Recorded information.
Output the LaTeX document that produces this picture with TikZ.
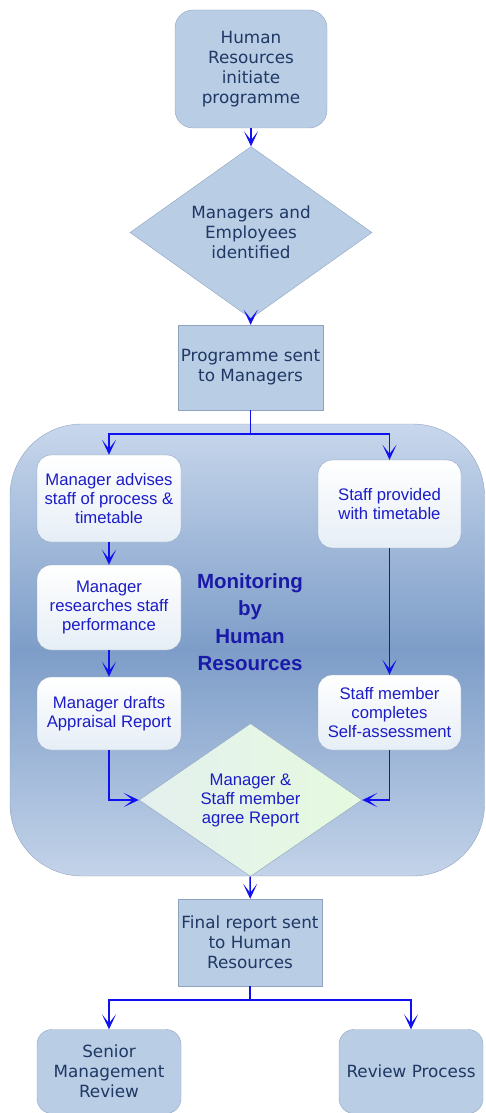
\documentclass[tikz,border=0pt]{standalone}
\usepackage{fontspec}
\setmainfont{DejaVu Sans}
\newfontfamily\arialfont{Liberation Sans}
\usepackage{tikz}
\usetikzlibrary{arrows.meta,shapes.geometric}
\definecolor{navy}{HTML}{1F3864}
\definecolor{boxfill}{HTML}{B9CDE5}
\definecolor{boxline}{HTML}{8FA3BF}
\definecolor{flow}{HTML}{1010F0}
\definecolor{steptext}{HTML}{1C1CC8}
\definecolor{monitor}{HTML}{1A1AA8}
\definecolor{regtop}{HTML}{C8D7EC}
\definecolor{regmid}{HTML}{7D9DC8}
\definecolor{regbot}{HTML}{C3D3E9}
\definecolor{paleblue}{HTML}{E6EEF6}
\definecolor{greenl}{HTML}{E4F0EE}
\definecolor{greenr}{HTML}{E5FADF}
\tikzset{
  hrbox/.style={draw=boxline, fill=boxfill, text=navy, align=center, inner sep=1pt,
    font=\fontsize{16.8}{19.8}\selectfont},
  hrround/.style={hrbox, rounded corners=18pt},
  hrdiam/.style={hrbox, diamond, inner sep=0pt},
  task/.style={draw=boxline, top color=white, bottom color=paleblue, text=steptext,
    rounded corners=14pt, align=center, minimum width=144pt, inner sep=1pt,
    font=\arialfont\fontsize{16.7}{19}\selectfont},
  conn/.style={draw=flow, line width=1.5pt, -{Stealth[length=15pt,width=14pt,inset=9pt]}},
  link/.style={draw=flow, line width=1.5pt},
  region/.style={draw=boxline, top color=regtop, bottom color=regbot, middle color=regmid,
    rounded corners=72pt},
}

\begin{document}
\begin{tikzpicture}[x=1pt,y=1pt]
  \useasboundingbox (0,0) rectangle (485,-1113);
  % monitoring area
  \path[region] (10,-424) rectangle (484.5,-876);
  \node[text=monitor, align=center, font=\arialfont\bfseries\fontsize{20.5}{27.5}\selectfont]
    (mon) at (250,-622) {Monitoring\\by\\Human\\Resources};

  \node[hrround, minimum width=152pt, minimum height=118pt] (hr) at (251,-69)
    {Human\\Resources\\initiate\\programme};
  \node[hrdiam, minimum width=242pt, minimum height=151pt] (ident) at (251,-232.5)
    {Managers and\\Employees\\identified};
  \node[hrbox, minimum width=145pt, minimum height=85pt] (sent) at (250.5,-367.5)
    {Programme sent\\to Managers};

  \node[task, minimum height=87pt] (adv) at (109,-498.5) {Manager advises\\staff of process \&\\timetable};
  \node[task, minimum height=85pt] (res) at (109,-607.5) {Manager\\researches staff\\performance};
  \node[task, minimum height=73pt] (draft) at (109,-713.5) {Manager drafts\\Appraisal Report};
  \node[task, minimum height=88pt, minimum width=143pt] (prov) at (389.5,-504) {Staff provided\\with timetable};
  \node[task, minimum height=75pt, minimum width=143pt] (self) at (389.5,-712.5) {Staff member\\completes\\Self-assessment};
  \node[diamond, draw=boxline, left color=greenl, right color=greenr, text=steptext, align=center,
    inner sep=0pt, minimum width=223pt, minimum height=136pt,
    font=\arialfont\fontsize{16.7}{19}\selectfont] (agree) at (250.5,-800) {Manager \&\\Staff member\\agree Report};

  \node[hrbox, minimum width=144pt, minimum height=87pt] (final) at (250,-942.5)
    {Final report sent\\to Human\\Resources};
  \node[hrround, rounded corners=15pt, minimum width=144pt, minimum height=84pt] (senior) at (109,-1071.5)
    {Senior\\Management\\Review};
  \node[hrround, rounded corners=15pt, minimum width=144pt, minimum height=84pt] (review) at (411,-1071.5)
    {Review Process};

  \coordinate (fork1) at (250.5,-434);
  \coordinate (fork2) at (250,-1000);

  \draw[conn] (hr) -- (ident);
  \draw[conn] (ident) -- (sent);
  \draw[link] (sent) -- (fork1);
  \draw[conn] (fork1) -| (adv);
  \draw[conn] (fork1) -| (prov);
  \draw[conn] (adv) -- (res);
  \draw[conn] (res) -- (draft);
  \draw[conn] (prov) -- (self);
  \draw[conn] (draft) |- (agree);
  \draw[conn] (self) |- (agree);
  \draw[conn] (agree) -- (final);
  \draw[link] (final) -- (fork2);
  \draw[conn] (fork2) -| (senior);
  \draw[conn] (fork2) -| (review);
\end{tikzpicture}
\end{document}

Requirements. Which lines hold the word "with"? Copy all of them.

Problem solution.
Output the LaTeX document that produces this picture with TikZ.
  \node[task, minimum height=88pt, minimum width=143pt] (prov) at (389.5,-504) {Staff provided\\with timetable};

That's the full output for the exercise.